### MATERIAL FOR THIS TASK
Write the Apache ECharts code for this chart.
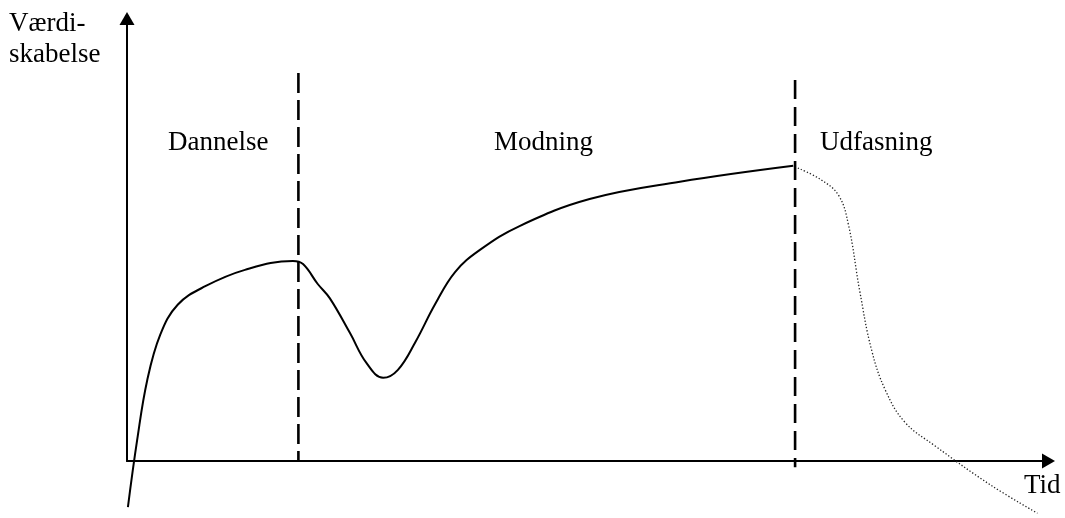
...
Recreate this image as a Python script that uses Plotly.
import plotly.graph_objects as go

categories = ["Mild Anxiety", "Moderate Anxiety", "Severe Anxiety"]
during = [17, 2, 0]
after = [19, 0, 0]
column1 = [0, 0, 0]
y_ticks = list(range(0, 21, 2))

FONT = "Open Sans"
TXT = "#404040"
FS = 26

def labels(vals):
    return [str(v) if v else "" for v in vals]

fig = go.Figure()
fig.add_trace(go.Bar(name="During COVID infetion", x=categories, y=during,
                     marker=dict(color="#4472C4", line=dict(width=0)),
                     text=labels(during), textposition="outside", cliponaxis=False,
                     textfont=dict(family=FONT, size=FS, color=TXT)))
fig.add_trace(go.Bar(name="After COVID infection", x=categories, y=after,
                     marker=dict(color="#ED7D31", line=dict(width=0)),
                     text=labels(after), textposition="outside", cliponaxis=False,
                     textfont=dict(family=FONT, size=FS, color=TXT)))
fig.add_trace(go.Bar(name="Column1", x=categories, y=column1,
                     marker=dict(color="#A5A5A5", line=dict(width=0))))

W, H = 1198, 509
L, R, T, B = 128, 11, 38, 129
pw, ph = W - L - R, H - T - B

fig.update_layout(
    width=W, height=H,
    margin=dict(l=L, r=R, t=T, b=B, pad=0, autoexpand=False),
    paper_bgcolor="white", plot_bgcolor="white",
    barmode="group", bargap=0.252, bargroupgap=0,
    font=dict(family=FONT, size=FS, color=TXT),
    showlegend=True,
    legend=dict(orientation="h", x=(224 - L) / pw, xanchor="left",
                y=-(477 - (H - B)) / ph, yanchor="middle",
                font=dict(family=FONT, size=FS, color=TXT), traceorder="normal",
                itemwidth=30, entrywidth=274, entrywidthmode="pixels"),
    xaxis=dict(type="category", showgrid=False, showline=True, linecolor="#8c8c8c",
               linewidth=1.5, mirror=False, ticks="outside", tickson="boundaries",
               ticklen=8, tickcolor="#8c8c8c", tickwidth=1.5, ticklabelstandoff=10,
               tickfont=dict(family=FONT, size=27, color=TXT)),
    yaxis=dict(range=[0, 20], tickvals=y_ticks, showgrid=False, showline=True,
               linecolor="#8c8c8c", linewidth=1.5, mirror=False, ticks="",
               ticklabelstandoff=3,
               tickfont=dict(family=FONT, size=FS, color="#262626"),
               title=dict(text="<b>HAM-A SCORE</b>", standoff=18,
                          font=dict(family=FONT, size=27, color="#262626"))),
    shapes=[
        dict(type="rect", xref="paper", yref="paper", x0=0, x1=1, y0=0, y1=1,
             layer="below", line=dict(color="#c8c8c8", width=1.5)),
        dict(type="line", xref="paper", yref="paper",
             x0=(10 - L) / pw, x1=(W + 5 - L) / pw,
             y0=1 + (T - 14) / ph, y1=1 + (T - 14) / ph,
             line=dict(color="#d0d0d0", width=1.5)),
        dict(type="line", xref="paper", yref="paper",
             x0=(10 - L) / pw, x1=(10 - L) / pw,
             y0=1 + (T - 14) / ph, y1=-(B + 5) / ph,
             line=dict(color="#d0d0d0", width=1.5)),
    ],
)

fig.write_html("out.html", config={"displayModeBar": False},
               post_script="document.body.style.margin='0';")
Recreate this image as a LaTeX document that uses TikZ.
* * *
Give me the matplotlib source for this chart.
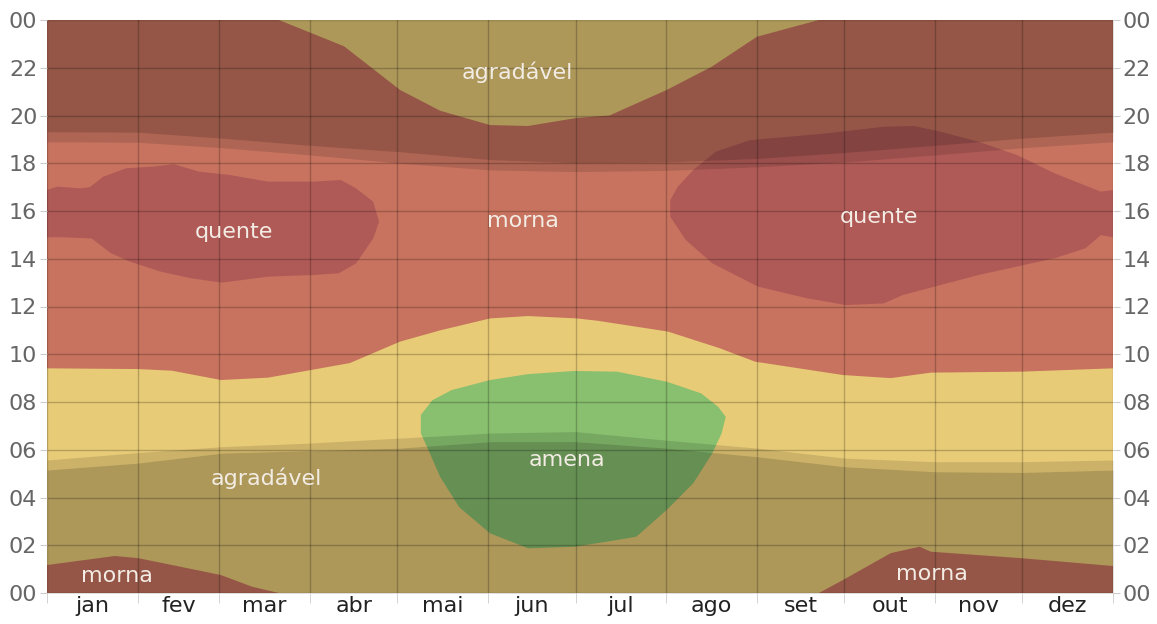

### GOAL
In the listing above, locate the line containing "Recreate this image as a Python" and the line containing "y_ticks = list(range(0, 21, 2))", then transcribe both and every line between them verbatim.

### TASK RESULT
Recreate this image as a Python script that uses Plotly.
import plotly.graph_objects as go

categories = ["Mild Anxiety", "Moderate Anxiety", "Severe Anxiety"]
during = [17, 2, 0]
after = [19, 0, 0]
column1 = [0, 0, 0]
y_ticks = list(range(0, 21, 2))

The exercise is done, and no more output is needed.